Stemming the flow of illicit drugs from Afghanistan and curbing international terrorism and child pornography will top the agenda at a meeting of G8 interior ministers yesterday, officials say.
Britain's top law enforcement official, Home Secretary Charles Clarke, said 87 percent of heroin and other narcotics came from Afghanistan, despite international efforts led by Britain to stem opium poppy cultivation there.
"The progress we would have liked to see has not happened," said Clarke, briefing reporters in advance of the summit. "It is a big concern. That is why we have put it on the agenda."
Afghanistan last year supplied more than 90 percent of the world's opium, the raw material for heroin, sparking warnings that the country was turning into a narco-state just three years after the fall of the Taliban.
Britain is working closely with Afghan President Hamid Karzai's government to tackle the problem. A five-point plan developed in the latter half of last year includes promotion of alternative crops for poppy farmers, ground eradication and interdiction of heroin labs and storage facilities.
The plan appears to be failing, however. Earlier this year a US report said the area in Afghanistan devoted to poppy cultivation last year set a record of more than 206,000 hectares, more than triple the figure for 2003.
"There are a whole string of issues here which are both about the economy of the country, about the systems of controls, about the political issues and it is all that we will be reviewing," Clarke told reporters Wednesday, on the condition that he was not quoted until the opening day of the two day summit in Sheffield, northern England.
Britain is chairing the G8 this year and has already hosted a summit of finance ministers from Japan, the US, Canada, Russia, France, Germany and Italy. The country's leaders will meet in Gleneagles, Scotland, on July 6 to July 8.
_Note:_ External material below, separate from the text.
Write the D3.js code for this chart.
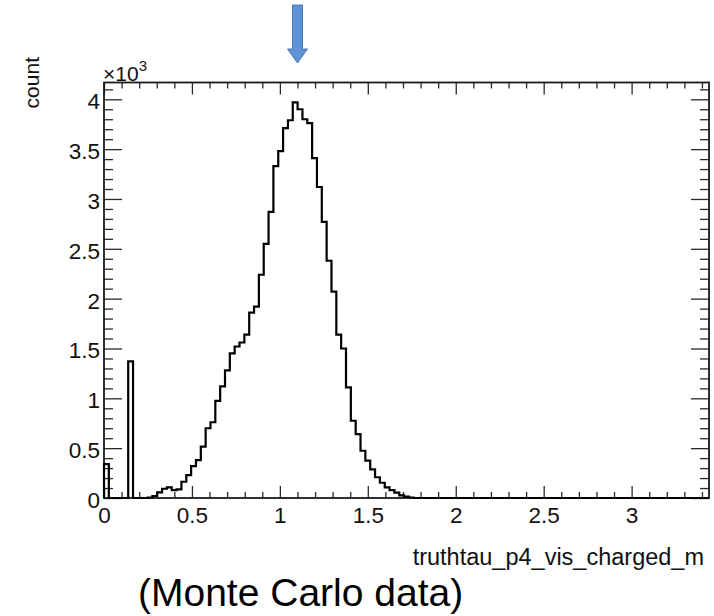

The interior ministers will also discuss counter terrorism and will be briefed by the director-general of Britain's MI5 security service, Eliza Manningham-Buller.
"We are working to prevent a new generation of terrorists by analyzing why individuals choose a path of violence and how, for example, they use the Internet to promote radicalization and recruitment," Clarke said.
In related news, German Chancellor Gerhard Schroeder said before a crucial EU summit starting yesterday that Britain's EU budget rebate was no longer justified.
"There is absolutely no justification any longer for the British rebate," Schroeder told the German parliament in a debate on EU policy ahead of the two-day summit.
"Britain is the sixth biggest per capita beneficiary of the EU budget but ranks far below that as a contributor."
He said if the British annual rebate were maintained as it is, it would soon reach more than 7 billion euros (US$8.5 billion) versus 4.5 billion euros currently.
Schroeder described the controversy over the rebate as the "key point" in the debate over the EU's 2007-2013 budget. Germany is the biggest EU contributor nation.
Under a compromise plan unveiled Wednesday, the EU presidency maintained plans to freeze the long-cherished rebate but would drop a reference to then cutting the refund.
The bid to avoid deadlock at the summit also suggested linking the rebate's evolution to agricultural aid after 2013.